What is expected => In the entries below, identify every line with the string "Clone" and copy it.

Stored rows =>
☆ ☆ ☆ ☆

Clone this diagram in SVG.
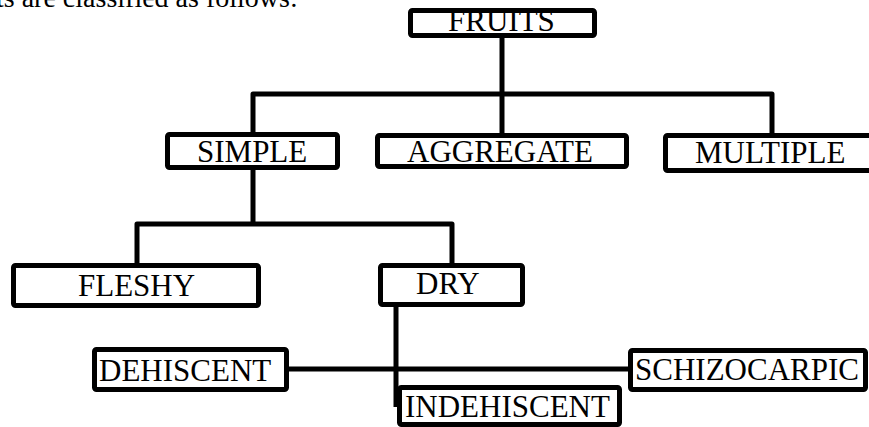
<svg xmlns="http://www.w3.org/2000/svg" width="869" height="427" viewBox="0 0 869 427">
<style>
.box{fill:#fff;stroke:#000;stroke-width:5;stroke-linejoin:round}
.lbl{font-family:"Liberation Serif","Times New Roman",serif;font-size:31px;fill:#000}
.cap{font-family:"Liberation Serif","Times New Roman",serif;font-size:28px;fill:#000}
.con{fill:none;stroke:#000;stroke-width:5;stroke-linejoin:round;stroke-linecap:butt}
</style>
<rect width="869" height="427" fill="#fff"/>
<text class="cap" x="-4" y="7">ts are classified as follows:</text>
<g id="connectors">
<path class="con" d="M502 38 V133"/>
<path class="con" d="M253 132 V94 H772 V133"/>
<path class="con" d="M253 170 V224"/>
<path class="con" d="M137 263 V224 H452 V263"/>
<path class="con" d="M396 307 V407"/>
<path class="con" d="M288 369 H629"/>
</g>
<g id="fruits"><rect class="box" x="410.5" y="10.5" width="184" height="25" rx="2"/><text class="lbl" x="448" y="31">FRUITS</text></g>
<g id="simple"><rect class="box" x="167.5" y="134.5" width="170" height="33" rx="2"/><text class="lbl" x="197" y="162">SIMPLE</text></g>
<g id="aggregate"><rect class="box" x="377.5" y="135.5" width="249" height="31" rx="2"/><text class="lbl" x="407" y="162">AGGREGATE</text></g>
<g id="multiple"><rect class="box" x="665.5" y="135.5" width="215" height="35" rx="2"/><text class="lbl" x="695" y="163">MULTIPLE</text></g>
<g id="fleshy"><rect class="box" x="13.5" y="265.5" width="245" height="40" rx="2"/><text class="lbl" x="78" y="296">FLESHY</text></g>
<g id="dry"><rect class="box" x="380.5" y="265.5" width="142" height="39" rx="2"/><text class="lbl" x="416" y="294">DRY</text></g>
<g id="dehiscent"><rect class="box" x="94.5" y="349.5" width="192" height="40" rx="2"/><text class="lbl" x="99" y="381">DEHISCENT</text></g>
<g id="schizocarpic"><rect class="box" x="630.5" y="350.5" width="235" height="39" rx="2"/><text class="lbl" x="635" y="380">SCHIZOCARPIC</text></g>
<g id="indehiscent"><rect class="box" x="399.5" y="387.5" width="220" height="37" rx="2"/><text class="lbl" x="405" y="417">INDEHISCENT</text></g>
</svg>
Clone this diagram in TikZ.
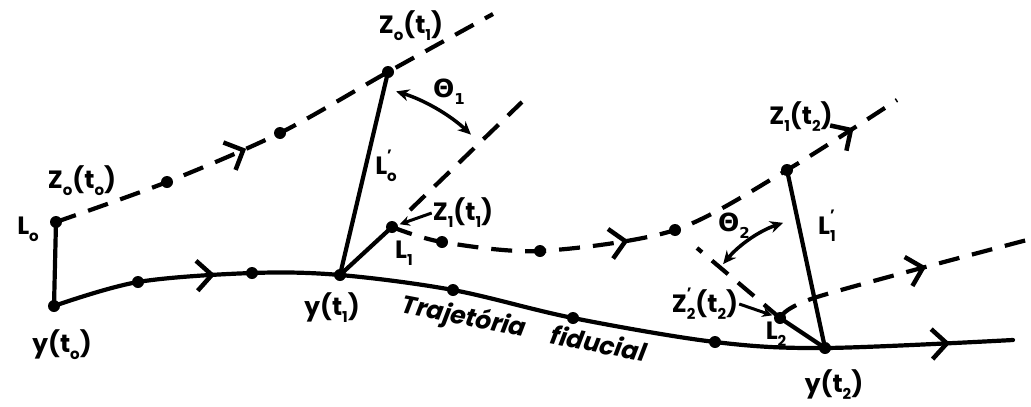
\documentclass[tikz,border=0pt]{standalone}
\usepackage{fontspec}
\setmainfont{Poppins}
\newfontfamily\grk{DejaVu Sans}
\usetikzlibrary{arrows.meta,decorations.markings}
\newcommand\sbs[1]{\raisebox{-0.5ex}{\fontsize{15}{15}\selectfont #1}}
\newcommand\sbp[1]{\makebox[0pt][l]{\raisebox{1.0ex}{\fontsize{15}{15}\selectfont '}}\sbs{#1}}
\tikzset{
  dot/.style={circle,fill=black,inner sep=0pt,minimum size=12pt},
  lab/.style={font=\fontsize{25}{27}\selectfont\bfseries,inner sep=1pt},
  trajlab/.style={font=\fontsize{25}{27}\selectfont\bfseries\itshape,inner sep=0pt,rotate=-11},
  solidline/.style={line width=4.2pt,line cap=round},
  dashline/.style={line width=4.2pt,dash pattern=on 21pt off 13pt},
  chev/.style={postaction={decorate,decoration={markings,mark=at position #1 with {\arrow[line width=4.5pt,solid]{Straight Barb[length=15pt,width=30pt]}}}}},
  angarrow/.style={line width=3.5pt,{Stealth[length=13pt,width=12pt]}-{Stealth[length=13pt,width=12pt]}},
  leader/.style={line width=3pt,-{Stealth[length=10pt,width=10pt]},shorten >=2pt}
}
\begin{document}
\begin{tikzpicture}[x=1pt,y=-1pt]
\useasboundingbox (0,0) rectangle (1031,407);
% fiducial points
\node[dot] (y0) at (54,306) {};
\node[dot] (f1) at (138,282) {};
\node[dot] (f2) at (252,273) {};
\node[dot] (y1) at (340,275) {};
\node[dot] (f3) at (453,290) {};
\node[dot] (f4) at (573,318) {};
\node[dot] (f5) at (715,342) {};
\node[dot] (y2) at (825,348) {};
\coordinate (fend) at (1013,340);
% Z0 path
\node[dot] (z00) at (56,222) {};
\node[dot] (a1) at (167,182) {};
\node[dot] (a2) at (280,133) {};
\node[dot] (z01) at (388,72) {};
\coordinate (aend) at (493,14);
% Z1 path
\node[dot] (z11) at (392,227) {};
\node[dot] (b1) at (442,242) {};
\node[dot] (b2) at (540,251) {};
\node[dot] (b3) at (675,230) {};
\node[dot] (z12) at (787,170) {};
\coordinate (bend) at (897,100);
% Z2 path
\node[dot] (z22) at (780,318) {};
\coordinate (c1) at (817,297);
\coordinate (cend) at (1027,240);
% extension lines
\coordinate (e1) at (522,102);
\coordinate (e2) at (697,248);

% curves
\draw[solidline,chev=0.17,chev=0.935] plot[smooth,tension=0.55] coordinates {(y0.center) (f1.center) (f2.center) (y1.center) (f3.center) (f4.center) (f5.center) (y2.center) (fend)};
\draw[dashline,chev=0.42] plot[smooth,tension=0.5] coordinates {(z00.center) (a1.center) (a2.center) (z01.center) (aend)};
\draw[dashline,chev=0.44,chev=0.905] plot[smooth,tension=0.5] coordinates {(z11.center) (b1.center) (b2.center) (b3.center) (z12.center) (bend)};
\draw[dashline,chev=0.6] plot[smooth,tension=0.5] coordinates {(z22.center) (c1) (cend)};
\draw[dashline] (z11.center) ++(18,-17) -- (e1);
\draw[dashline] (z22.center) -- (e2);

% solid segments
\draw[solidline] (y0.center) -- (z00.center);
\draw[solidline] (y1.center) -- (z01.center);
\draw[solidline] (y1.center) -- (z11.center);
\draw[solidline] (y2.center) -- (z12.center);
\draw[solidline] (y2.center) -- (z22.center);

% angle arrows
\draw[angarrow] ([shift={(287:192)}]y1.center) arc[start angle=287,end angle=313,radius=192];
\draw[angarrow] ([shift={(251.5:132)}]y2.center) arc[start angle=251.5,end angle=219.5,radius=132];

% labels
\node[lab] (ly0) at (62,345) {y(t\sbs{o})};
\node[lab] (lL0) at (28,229) {L\sbs{o}};
\node[lab] (lz00) at (82,181) {Z\sbs{o}(t\sbs{o})};
\node[lab] (lz01) at (411,26) {Z\sbs{o}(t\sbs{1})};
\node[lab] (lth1) at (449,92) {\grk\bfseries Θ\sbs{1}};
\node[lab] (lL0p) at (386,166) {L\sbp{o}};
\node[lab] (lz11) at (463,213) {Z\sbs{1}(t\sbs{1})};
\node[lab] (lL1) at (404,253) {L\sbs{1}};
\node[lab] (ly1) at (332,308) {y(t\sbs{1})};
\node[trajlab] (ltraj1) at (464,318) {Trajetória};
\node[trajlab] (ltraj2) at (599,343) {fiducial};
\node[lab] (lz12) at (801,117) {Z\sbs{1}(t\sbs{2})};
\node[lab] (lth2) at (734,226) {\grk\bfseries Θ\sbs{2}};
\node[lab] (lL1p) at (827,226) {L\sbp{1}};
\node[lab] (lz22) at (705,304) {Z\sbp{2}(t\sbs{2})};
\node[lab] (lL2) at (776,334) {L\sbs{2}};
\node[lab] (ly2) at (834,385) {y(t\sbs{2})};

% leaders
\draw[leader] (lz11.west) -- (z11);
\draw[leader] (lz22.east) -- (z22);
\end{tikzpicture}
\end{document}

☆ ☆ ☆ ☆

Result of the task =>
Clone this diagram in SVG.
Clone this diagram in TikZ.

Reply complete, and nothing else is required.